En Sardaigne, la forte prévalence à la fois de la sclérose en plaques (SEP) et du diabète de type 1 est-elle le fruit du hasard ou d'une prédisposition génétique particulière ? Pour y répondre, les neurologues de la clinique spécialisée de Cagliari ont enquêté auprès des 1 090 personnes concernées par la SEP en Sardaigne (chiffre pratiquement exhaustif en raison de l'existence d'une unique clinique spécialisée sur l'île), de leurs parents (n = 2 180) et de leur fratrie (n = 3 300). Tous les candidats de la cohorte (parents, grands-parents, arrière-grands-parents) devaient être nés et avoir vécu en Sardaigne. L'enquête a consisté à établir une généalogie verticale et horizontale à partir des cas index, c'est-à-dire des patients ayant une SEP confirmée par des critères cliniques et biologiques. L'âge, le sexe, l'existence d'un diabète de type 1 et l'existence d'une SEP étaient les éléments recherchés afin de procéder secondairement à l'analyse statistique de la prévalence des deux maladies.

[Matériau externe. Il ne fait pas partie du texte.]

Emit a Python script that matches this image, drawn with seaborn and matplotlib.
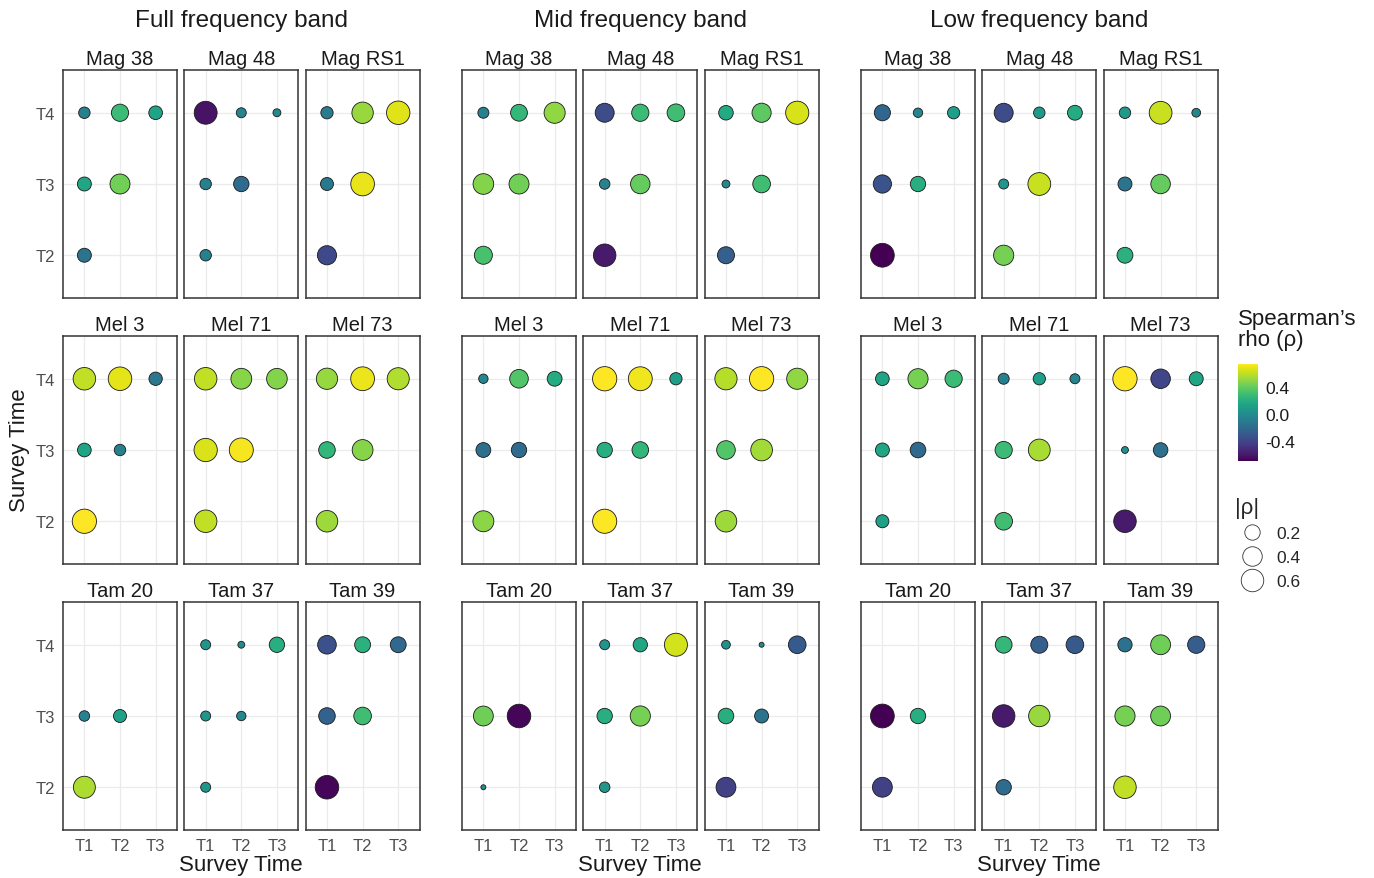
import numpy as np
import pandas as pd
import seaborn as sns
import matplotlib.pyplot as plt
from matplotlib.colors import Normalize, PowerNorm
from matplotlib.cm import ScalarMappable
from matplotlib.lines import Line2D

# Survey time labels and panel layout
times = ["T1", "T2", "T3", "T4"]
bands = ["Full frequency band", "Mid frequency band", "Low frequency band"]
site_rows = [["Mag 38", "Mag 48", "Mag RS1"],
             ["Mel 3", "Mel 71", "Mel 73"],
             ["Tam 20", "Tam 37", "Tam 39"]]

# the six survey pairs in every panel (x = earlier survey, y = later survey)
pair_x = ["T1", "T2", "T3", "T1", "T2", "T1"]
pair_y = ["T4", "T4", "T4", "T3", "T3", "T2"]

nan = np.nan

# Spearman's rho, one value per survey pair (order as pair_x / pair_y)
full_rho = {
    "Mag 38":  [-0.08, 0.28, 0.14, 0.15, 0.43, -0.15],
    "Mag 48":  [-0.63, -0.05, -0.02, -0.08, -0.20, -0.08],
    "Mag RS1": [-0.10, 0.52, 0.67, -0.12, 0.69, -0.38],
    "Mel 3":   [0.60, 0.68, -0.13, 0.14, -0.08, 0.74],
    "Mel 71":  [0.60, 0.48, 0.47, 0.66, 0.72, 0.60],
    "Mel 73":  [0.51, 0.70, 0.57, 0.25, 0.48, 0.53],
    "Tam 20":  [nan, nan, nan, -0.06, 0.12, 0.56],
    "Tam 37":  [0.05, -0.01, 0.20, 0.05, -0.04, 0.05],
    "Tam 39":  [-0.35, 0.22, -0.22, -0.25, 0.30, -0.68],
}
mid_rho = {
    "Mag 38":  [-0.07, 0.26, 0.50, 0.47, 0.43, 0.32],
    "Mag 48":  [-0.37, 0.28, 0.30, -0.06, 0.40, -0.60],
    "Mag RS1": [0.17, 0.38, 0.65, -0.02, 0.30, -0.27],
    "Mel 3":   [-0.04, 0.35, 0.18, -0.18, -0.20, 0.49],
    "Mel 71":  [0.74, 0.71, 0.10, 0.20, 0.25, 0.73],
    "Mel 73":  [0.58, 0.74, 0.50, 0.35, 0.54, 0.53],
    "Tam 20":  [nan, nan, nan, 0.42, -0.68, 0.00],
    "Tam 37":  [0.05, 0.16, 0.64, 0.20, 0.44, 0.06],
    "Tam 39":  [0.03, 0.00, -0.30, 0.21, -0.15, -0.42],
}
low_rho = {
    "Mag 38":  [-0.23, -0.04, 0.10, -0.33, 0.20, -0.70],
    "Mag 48":  [-0.37, 0.08, 0.18, 0.05, 0.62, 0.44],
    "Mag RS1": [0.08, 0.62, -0.03, -0.15, 0.40, 0.22],
    "Mel 3":   [0.14, 0.44, 0.28, 0.15, -0.21, 0.12],
    "Mel 71":  [-0.07, 0.10, -0.05, 0.28, 0.55, 0.30],
    "Mel 73":  [0.74, -0.40, 0.15, 0.01, -0.17, -0.60],
    "Tam 20":  [nan, nan, nan, -0.70, 0.20, -0.42],
    "Tam 37":  [0.26, -0.27, -0.30, -0.60, 0.52, -0.20],
    "Tam 39":  [-0.16, 0.42, -0.28, 0.44, 0.42, 0.60],
}
band_values = [full_rho, mid_rho, low_rho]

# long table
records = []
for band, values in zip(bands, band_values):
    for site, rhos in values.items():
        for tx, ty, rho in zip(pair_x, pair_y, rhos):
            if np.isnan(rho):
                continue
            records.append({"band": band, "site": site,
                            "xpos": times.index(tx), "ypos": times.index(ty) - 1,
                            "rho": rho, "absrho": abs(rho)})
df = pd.DataFrame(records)

rho_lim = (-0.70, 0.74)
size_range = (13, 305)
size_norm = PowerNorm(gamma=0.75, vmin=0, vmax=0.74)

sns.set_theme(style="white")
plt.rcParams["font.family"] = ["Liberation Sans", "DejaVu Sans"]
plt.rcParams["axes.unicode_minus"] = False

W, H = 1374, 879
fig = plt.figure(figsize=(W / 100, H / 100), dpi=100)

group_left = [63, 462, 861]
row_top = [71, 337, 603]
pw, ph, step = 114, 228, 121.3

for g, band in enumerate(bands):
    for r, row in enumerate(site_rows):
        for c, site in enumerate(row):
            left = group_left[g] + c * step
            ax = fig.add_axes([left / W, 1 - (row_top[r] + ph) / H, pw / W, ph / H])
            sub = df[(df["band"] == band) & (df["site"] == site)]
            sns.scatterplot(data=sub, x="xpos", y="ypos", hue="rho", size="absrho",
                            palette="viridis", hue_norm=rho_lim,
                            sizes=size_range, size_norm=size_norm,
                            edgecolor="#1a1a1a", linewidth=0.6, alpha=1,
                            legend=False, ax=ax, zorder=3)
            ax.set_xlim(-0.6, 2.6)
            ax.set_ylim(-0.6, 2.6)
            ax.set_xticks([0, 1, 2])
            ax.set_yticks([0, 1, 2])
            ax.set_xticklabels(times[:3] if r == 2 else [])
            ax.set_yticklabels(times[1:] if (g == 0 and c == 0) else [])
            ax.set_xlabel("")
            ax.set_ylabel("")
            ax.grid(True, color="#ebebeb", linewidth=0.9)
            ax.set_axisbelow(True)
            for sp in ax.spines.values():
                sp.set_color("#333333")
                sp.set_linewidth(1.1)
            ax.tick_params(axis="both", length=4, width=0.8, color="#d4d4d4",
                           labelsize=12, labelcolor="#4d4d4d", pad=2)
            ax.set_title(site, fontsize=14.5, pad=4, color="#1a1a1a")

    cx = group_left[g] + (2 * step + pw) / 2
    fig.text(cx / W, 1 - 21 / H, band, ha="center", va="center",
             fontsize=17.5, color="#1a1a1a")
    fig.text(cx / W, 1 - 866 / H, "Survey Time", ha="center", va="center",
             fontsize=16, color="#1a1a1a")

fig.text(20 / W, 1 - 450 / H, "Survey Time", rotation=90, ha="center",
         va="center", fontsize=16, color="#1a1a1a")

# colour legend
fig.text(1238 / W, 1 - 330 / H, "Spearman’s\nrho (ρ)", ha="left", va="center",
         fontsize=16, linespacing=1.05, color="#1a1a1a")
cax = fig.add_axes([1238 / W, 1 - 462 / H, 20 / W, 97 / H])
sm = ScalarMappable(norm=Normalize(*rho_lim), cmap="viridis")
cb = fig.colorbar(sm, cax=cax, ticks=[-0.4, 0.0, 0.4])
cb.set_ticklabels(["-0.4", "0.0", "0.4"])
cb.outline.set_visible(False)
cb.ax.tick_params(length=4, width=0.8, color="white", direction="in",
                  labelsize=12.5, labelcolor="#1a1a1a", pad=5)

# size legend
legend_vals = [0.2, 0.4, 0.6]
handles = []
for v in legend_vals:
    s = size_range[0] + (size_range[1] - size_range[0]) * float(size_norm(v))
    handles.append(Line2D([], [], marker="o", linestyle="", markersize=np.sqrt(s),
                          markerfacecolor="white", markeredgecolor="#333333",
                          markeredgewidth=0.6))
leg = fig.legend(handles, [f"{v:.1f}" for v in legend_vals], title="|ρ|",
                 loc="upper left", bbox_to_anchor=(1219 / W, 1 - 482 / H),
                 frameon=False, fontsize=12.5, title_fontsize=16,
                 labelspacing=0.5, handletextpad=0.4, alignment="left")

fig.savefig("out.png", dpi=100)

SEP : entre 3 et 5 fois plus de diabète
Chez les personnes atteintes de SEP, la prévalence du diabète s'est révélée trois fois supérieure à celle des membres de leur famille en bonne santé et cinq fois supérieure à la prévalence du diabète dans la population générale. Les mères des cas index avaient trois fois plus de risque d'être diabétiques que les femmes de la population générale et deux fois plus que les pères. Les cas index femmes (n = 750) avaient également une plus forte prévalence de diabète que leurs surs. L'âge au moment du diagnostic de la SEP et le sexe étaient, en revanche, non liés à la prévalence du diabète (d'où exclusion de ces critères dans l'analyse en régression logistique). Après analyse multivariée, la relation entre la SEP et le diabète en Sardaigne s'est confirmée : la présence d'un cas de SEP au sein d'une famille augmente le risque de diabète de type 1 (ratio de 3,41). Ce dernier est maximal (multiplié par 6) pour les personnes porteuses d'une SEP, dont un autre membre de la famille est également atteint, comparativement à la fratrie en bonne santé d'une personne atteinte de SEP.
Un résultat étonnant
« Un résultat étonnant, commente dans son éditorial un spécialiste d'une université de Seattle, car la prédisposition génétique connue dans la SEP protège du diabète de type 1,mais cette observation n'est pas entièrement nouvelle, et il existe des similitudes physiologiques évidentes entre le diabète de type 1 et la SEP. » Les deux affections sont en effet considérées comme des maladies auto-immunes mettant en jeu les lymphocytes T et conduisant, dans un cas, à la destruction de la myéline, dans l'autre, à celle des cellules bêta des îlots de Langerhans. « L'explication de cette particularité sarde se trouve dans l'haplotype de susceptibilité de la SEP, dit encore l'éditorialiste, qui n'est pas le même que celui des populations d'Europe du Nord préalablement décrit.L'haplotype le plus représentatif de la cohorte est-il aussi en cause dans la susceptibilité à d'autres maladies auto-immunes, telles que la maladie coeliaque, fréquente en Sardaigne ? Quelle est la part des facteurs liés au HLA et des facteurs non liés au HLA ? » De nombreuses réponses restent à trouver.
Maria Giovanna Marrosu et coll., « The Lancet », vol. 359, 27 avril 2002.